§ AVAILABLE DATA
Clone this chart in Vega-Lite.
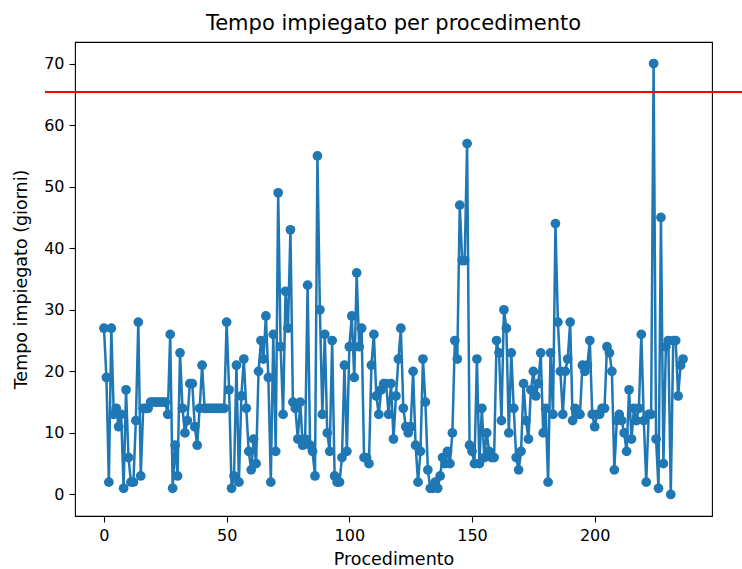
{
  "$schema": "https://vega.github.io/schema/vega-lite/v6.json",
  "autosize": "none",
  "width": 637,
  "height": 474,
  "padding": {"left": 75, "top": 42, "right": 30, "bottom": 53},
  "background": "white",
  "config": {
    "font": "DejaVu Sans",
    "view": {"stroke": "black", "strokeWidth": 1.1},
    "axis": {"grid": false, "domain": false, "tickColor": "black", "tickSize": 6, "tickWidth": 1.1, "labelColor": "black", "labelFontSize": 16, "labelPadding": 5, "titleFontSize": 17.5, "titleFontWeight": "normal", "titleColor": "black", "labelFont": "DejaVu Sans", "titleFont": "DejaVu Sans"}
  },
  "title": {"text": "Tempo impiegato per procedimento", "fontSize": 21, "fontWeight": "normal", "font": "DejaVu Sans", "color": "black", "offset": 8},
  "data": {"values": [
    {"i":0,"v":27},{"i":1,"v":19},{"i":2,"v":2},{"i":3,"v":27},{"i":4,"v":13},{"i":5,"v":14},{"i":6,"v":11},{"i":7,"v":13},{"i":8,"v":1},{"i":9,"v":17},
    {"i":10,"v":6},{"i":11,"v":2},{"i":12,"v":2},{"i":13,"v":12},{"i":14,"v":28},{"i":15,"v":3},{"i":16,"v":14},{"i":17,"v":14},{"i":18,"v":14},{"i":19,"v":15},
    {"i":20,"v":15},{"i":21,"v":15},{"i":22,"v":15},{"i":23,"v":15},{"i":24,"v":15},{"i":25,"v":15},{"i":26,"v":13},{"i":27,"v":26},{"i":28,"v":1},{"i":29,"v":8},
    {"i":30,"v":3},{"i":31,"v":23},{"i":32,"v":14},{"i":33,"v":10},{"i":34,"v":12},{"i":35,"v":18},{"i":36,"v":18},{"i":37,"v":11},{"i":38,"v":8},{"i":39,"v":14},
    {"i":40,"v":21},{"i":41,"v":14},{"i":42,"v":14},{"i":43,"v":14},{"i":44,"v":14},{"i":45,"v":14},{"i":46,"v":14},{"i":47,"v":14},{"i":48,"v":14},{"i":49,"v":14},
    {"i":50,"v":28},{"i":51,"v":17},{"i":52,"v":1},{"i":53,"v":3},{"i":54,"v":21},{"i":55,"v":2},{"i":56,"v":16},{"i":57,"v":22},{"i":58,"v":14},{"i":59,"v":7},
    {"i":60,"v":4},{"i":61,"v":9},{"i":62,"v":5},{"i":63,"v":20},{"i":64,"v":25},{"i":65,"v":22},{"i":66,"v":29},{"i":67,"v":19},{"i":68,"v":2},{"i":69,"v":26},
    {"i":70,"v":7},{"i":71,"v":49},{"i":72,"v":24},{"i":73,"v":13},{"i":74,"v":33},{"i":75,"v":27},{"i":76,"v":43},{"i":77,"v":15},{"i":78,"v":14},{"i":79,"v":9},
    {"i":80,"v":15},{"i":81,"v":8},{"i":82,"v":9},{"i":83,"v":34},{"i":84,"v":8},{"i":85,"v":7},{"i":86,"v":3},{"i":87,"v":55},{"i":88,"v":30},{"i":89,"v":13},
    {"i":90,"v":26},{"i":91,"v":10},{"i":92,"v":7},{"i":93,"v":25},{"i":94,"v":3},{"i":95,"v":2},{"i":96,"v":2},{"i":97,"v":6},{"i":98,"v":21},{"i":99,"v":7},
    {"i":100,"v":24},{"i":101,"v":29},{"i":102,"v":19},{"i":103,"v":36},{"i":104,"v":24},{"i":105,"v":27},{"i":106,"v":6},{"i":107,"v":6},{"i":108,"v":5},{"i":109,"v":21},
    {"i":110,"v":26},{"i":111,"v":16},{"i":112,"v":13},{"i":113,"v":17},{"i":114,"v":18},{"i":115,"v":18},{"i":116,"v":13},{"i":117,"v":18},{"i":118,"v":9},{"i":119,"v":16},
    {"i":120,"v":22},{"i":121,"v":27},{"i":122,"v":14},{"i":123,"v":11},{"i":124,"v":10},{"i":125,"v":11},{"i":126,"v":20},{"i":127,"v":8},{"i":128,"v":2},{"i":129,"v":7},
    {"i":130,"v":22},{"i":131,"v":15},{"i":132,"v":4},{"i":133,"v":1},{"i":134,"v":1},{"i":135,"v":2},{"i":136,"v":1},{"i":137,"v":3},{"i":138,"v":6},{"i":139,"v":5},
    {"i":140,"v":7},{"i":141,"v":5},{"i":142,"v":10},{"i":143,"v":25},{"i":144,"v":22},{"i":145,"v":47},{"i":146,"v":38},{"i":147,"v":38},{"i":148,"v":57},{"i":149,"v":8},
    {"i":150,"v":7},{"i":151,"v":5},{"i":152,"v":22},{"i":153,"v":5},{"i":154,"v":14},{"i":155,"v":6},{"i":156,"v":10},{"i":157,"v":7},{"i":158,"v":6},{"i":159,"v":6},
    {"i":160,"v":25},{"i":161,"v":23},{"i":162,"v":12},{"i":163,"v":30},{"i":164,"v":27},{"i":165,"v":10},{"i":166,"v":23},{"i":167,"v":14},{"i":168,"v":6},{"i":169,"v":4},
    {"i":170,"v":7},{"i":171,"v":18},{"i":172,"v":12},{"i":173,"v":9},{"i":174,"v":17},{"i":175,"v":20},{"i":176,"v":16},{"i":177,"v":18},{"i":178,"v":23},{"i":179,"v":10},
    {"i":180,"v":14},{"i":181,"v":2},{"i":182,"v":23},{"i":183,"v":13},{"i":184,"v":44},{"i":185,"v":28},{"i":186,"v":20},{"i":187,"v":13},{"i":188,"v":20},{"i":189,"v":22},
    {"i":190,"v":28},{"i":191,"v":12},{"i":192,"v":14},{"i":193,"v":13},{"i":194,"v":13},{"i":195,"v":21},{"i":196,"v":20},{"i":197,"v":21},{"i":198,"v":25},{"i":199,"v":13},
    {"i":200,"v":11},{"i":201,"v":13},{"i":202,"v":13},{"i":203,"v":14},{"i":204,"v":14},{"i":205,"v":24},{"i":206,"v":23},{"i":207,"v":20},{"i":208,"v":4},{"i":209,"v":12},
    {"i":210,"v":13},{"i":211,"v":12},{"i":212,"v":10},{"i":213,"v":7},{"i":214,"v":17},{"i":215,"v":9},{"i":216,"v":14},{"i":217,"v":12},{"i":218,"v":14},{"i":219,"v":26},
    {"i":220,"v":12},{"i":221,"v":2},{"i":222,"v":13},{"i":223,"v":13},{"i":224,"v":70},{"i":225,"v":9},{"i":226,"v":1},{"i":227,"v":45},{"i":228,"v":5},{"i":229,"v":24},
    {"i":230,"v":25},{"i":231,"v":0},{"i":232,"v":25},{"i":233,"v":25},{"i":234,"v":16},{"i":235,"v":21},{"i":236,"v":22}
  ]},
  "encoding": {
    "x": {"field": "i", "type": "quantitative", "title": "Procedimento",
          "scale": {"domain": [-11.8, 247.8], "nice": false, "zero": false},
          "axis": {"values": [0, 50, 100, 150, 200], "titlePadding": 7}},
    "y": {"field": "v", "type": "quantitative", "title": "Tempo impiegato (giorni)",
          "scale": {"domain": [-3.5, 73.5], "nice": false, "zero": false},
          "axis": {"values": [0, 10, 20, 30, 40, 50, 60, 70], "titlePadding": 13}}
  },
  "layer": [
    {"mark": {"type": "line", "color": "#1f77b4", "strokeWidth": 2.5, "clip": true}},
    {"mark": {"type": "point", "filled": true, "color": "#1f77b4", "opacity": 1, "size": 95, "clip": true}},
    {"mark": {"type": "rule", "color": "#ff0000", "strokeWidth": 1, "clip": false},
     "encoding": {"x": {"datum": -24}, "x2": {"datum": 262}, "y": {"datum": 65.4}}}
  ]
}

§ GIVEN TASK
Leave the pictures out, and print every line of the listing exactly as written.

§ TASK RESPONSE
Clone this chart in Vega-Lite.
{
  "$schema": "https://vega.github.io/schema/vega-lite/v6.json",
  "autosize": "none",
  "width": 637,
  "height": 474,
  "padding": {"left": 75, "top": 42, "right": 30, "bottom": 53},
  "background": "white",
  "config": {
    "font": "DejaVu Sans",
    "view": {"stroke": "black", "strokeWidth": 1.1},
    "axis": {"grid": false, "domain": false, "tickColor": "black", "tickSize": 6, "tickWidth": 1.1, "labelColor": "black", "labelFontSize": 16, "labelPadding": 5, "titleFontSize": 17.5, "titleFontWeight": "normal", "titleColor": "black", "labelFont": "DejaVu Sans", "titleFont": "DejaVu Sans"}
  },
  "title": {"text": "Tempo impiegato per procedimento", "fontSize": 21, "fontWeight": "normal", "font": "DejaVu Sans", "color": "black", "offset": 8},
  "data": {"values": [
    {"i":0,"v":27},{"i":1,"v":19},{"i":2,"v":2},{"i":3,"v":27},{"i":4,"v":13},{"i":5,"v":14},{"i":6,"v":11},{"i":7,"v":13},{"i":8,"v":1},{"i":9,"v":17},
    {"i":10,"v":6},{"i":11,"v":2},{"i":12,"v":2},{"i":13,"v":12},{"i":14,"v":28},{"i":15,"v":3},{"i":16,"v":14},{"i":17,"v":14},{"i":18,"v":14},{"i":19,"v":15},
    {"i":20,"v":15},{"i":21,"v":15},{"i":22,"v":15},{"i":23,"v":15},{"i":24,"v":15},{"i":25,"v":15},{"i":26,"v":13},{"i":27,"v":26},{"i":28,"v":1},{"i":29,"v":8},
    {"i":30,"v":3},{"i":31,"v":23},{"i":32,"v":14},{"i":33,"v":10},{"i":34,"v":12},{"i":35,"v":18},{"i":36,"v":18},{"i":37,"v":11},{"i":38,"v":8},{"i":39,"v":14},
    {"i":40,"v":21},{"i":41,"v":14},{"i":42,"v":14},{"i":43,"v":14},{"i":44,"v":14},{"i":45,"v":14},{"i":46,"v":14},{"i":47,"v":14},{"i":48,"v":14},{"i":49,"v":14},
    {"i":50,"v":28},{"i":51,"v":17},{"i":52,"v":1},{"i":53,"v":3},{"i":54,"v":21},{"i":55,"v":2},{"i":56,"v":16},{"i":57,"v":22},{"i":58,"v":14},{"i":59,"v":7},
    {"i":60,"v":4},{"i":61,"v":9},{"i":62,"v":5},{"i":63,"v":20},{"i":64,"v":25},{"i":65,"v":22},{"i":66,"v":29},{"i":67,"v":19},{"i":68,"v":2},{"i":69,"v":26},
    {"i":70,"v":7},{"i":71,"v":49},{"i":72,"v":24},{"i":73,"v":13},{"i":74,"v":33},{"i":75,"v":27},{"i":76,"v":43},{"i":77,"v":15},{"i":78,"v":14},{"i":79,"v":9},
    {"i":80,"v":15},{"i":81,"v":8},{"i":82,"v":9},{"i":83,"v":34},{"i":84,"v":8},{"i":85,"v":7},{"i":86,"v":3},{"i":87,"v":55},{"i":88,"v":30},{"i":89,"v":13},
    {"i":90,"v":26},{"i":91,"v":10},{"i":92,"v":7},{"i":93,"v":25},{"i":94,"v":3},{"i":95,"v":2},{"i":96,"v":2},{"i":97,"v":6},{"i":98,"v":21},{"i":99,"v":7},
    {"i":100,"v":24},{"i":101,"v":29},{"i":102,"v":19},{"i":103,"v":36},{"i":104,"v":24},{"i":105,"v":27},{"i":106,"v":6},{"i":107,"v":6},{"i":108,"v":5},{"i":109,"v":21},
    {"i":110,"v":26},{"i":111,"v":16},{"i":112,"v":13},{"i":113,"v":17},{"i":114,"v":18},{"i":115,"v":18},{"i":116,"v":13},{"i":117,"v":18},{"i":118,"v":9},{"i":119,"v":16},
    {"i":120,"v":22},{"i":121,"v":27},{"i":122,"v":14},{"i":123,"v":11},{"i":124,"v":10},{"i":125,"v":11},{"i":126,"v":20},{"i":127,"v":8},{"i":128,"v":2},{"i":129,"v":7},
    {"i":130,"v":22},{"i":131,"v":15},{"i":132,"v":4},{"i":133,"v":1},{"i":134,"v":1},{"i":135,"v":2},{"i":136,"v":1},{"i":137,"v":3},{"i":138,"v":6},{"i":139,"v":5},
    {"i":140,"v":7},{"i":141,"v":5},{"i":142,"v":10},{"i":143,"v":25},{"i":144,"v":22},{"i":145,"v":47},{"i":146,"v":38},{"i":147,"v":38},{"i":148,"v":57},{"i":149,"v":8},
    {"i":150,"v":7},{"i":151,"v":5},{"i":152,"v":22},{"i":153,"v":5},{"i":154,"v":14},{"i":155,"v":6},{"i":156,"v":10},{"i":157,"v":7},{"i":158,"v":6},{"i":159,"v":6},
    {"i":160,"v":25},{"i":161,"v":23},{"i":162,"v":12},{"i":163,"v":30},{"i":164,"v":27},{"i":165,"v":10},{"i":166,"v":23},{"i":167,"v":14},{"i":168,"v":6},{"i":169,"v":4},
    {"i":170,"v":7},{"i":171,"v":18},{"i":172,"v":12},{"i":173,"v":9},{"i":174,"v":17},{"i":175,"v":20},{"i":176,"v":16},{"i":177,"v":18},{"i":178,"v":23},{"i":179,"v":10},
    {"i":180,"v":14},{"i":181,"v":2},{"i":182,"v":23},{"i":183,"v":13},{"i":184,"v":44},{"i":185,"v":28},{"i":186,"v":20},{"i":187,"v":13},{"i":188,"v":20},{"i":189,"v":22},
    {"i":190,"v":28},{"i":191,"v":12},{"i":192,"v":14},{"i":193,"v":13},{"i":194,"v":13},{"i":195,"v":21},{"i":196,"v":20},{"i":197,"v":21},{"i":198,"v":25},{"i":199,"v":13},
    {"i":200,"v":11},{"i":201,"v":13},{"i":202,"v":13},{"i":203,"v":14},{"i":204,"v":14},{"i":205,"v":24},{"i":206,"v":23},{"i":207,"v":20},{"i":208,"v":4},{"i":209,"v":12},
    {"i":210,"v":13},{"i":211,"v":12},{"i":212,"v":10},{"i":213,"v":7},{"i":214,"v":17},{"i":215,"v":9},{"i":216,"v":14},{"i":217,"v":12},{"i":218,"v":14},{"i":219,"v":26},
    {"i":220,"v":12},{"i":221,"v":2},{"i":222,"v":13},{"i":223,"v":13},{"i":224,"v":70},{"i":225,"v":9},{"i":226,"v":1},{"i":227,"v":45},{"i":228,"v":5},{"i":229,"v":24},
    {"i":230,"v":25},{"i":231,"v":0},{"i":232,"v":25},{"i":233,"v":25},{"i":234,"v":16},{"i":235,"v":21},{"i":236,"v":22}
  ]},
  "encoding": {
    "x": {"field": "i", "type": "quantitative", "title": "Procedimento",
          "scale": {"domain": [-11.8, 247.8], "nice": false, "zero": false},
          "axis": {"values": [0, 50, 100, 150, 200], "titlePadding": 7}},
    "y": {"field": "v", "type": "quantitative", "title": "Tempo impiegato (giorni)",
          "scale": {"domain": [-3.5, 73.5], "nice": false, "zero": false},
          "axis": {"values": [0, 10, 20, 30, 40, 50, 60, 70], "titlePadding": 13}}
  },
  "layer": [
    {"mark": {"type": "line", "color": "#1f77b4", "strokeWidth": 2.5, "clip": true}},
    {"mark": {"type": "point", "filled": true, "color": "#1f77b4", "opacity": 1, "size": 95, "clip": true}},
    {"mark": {"type": "rule", "color": "#ff0000", "strokeWidth": 1, "clip": false},
     "encoding": {"x": {"datum": -24}, "x2": {"datum": 262}, "y": {"datum": 65.4}}}
  ]
}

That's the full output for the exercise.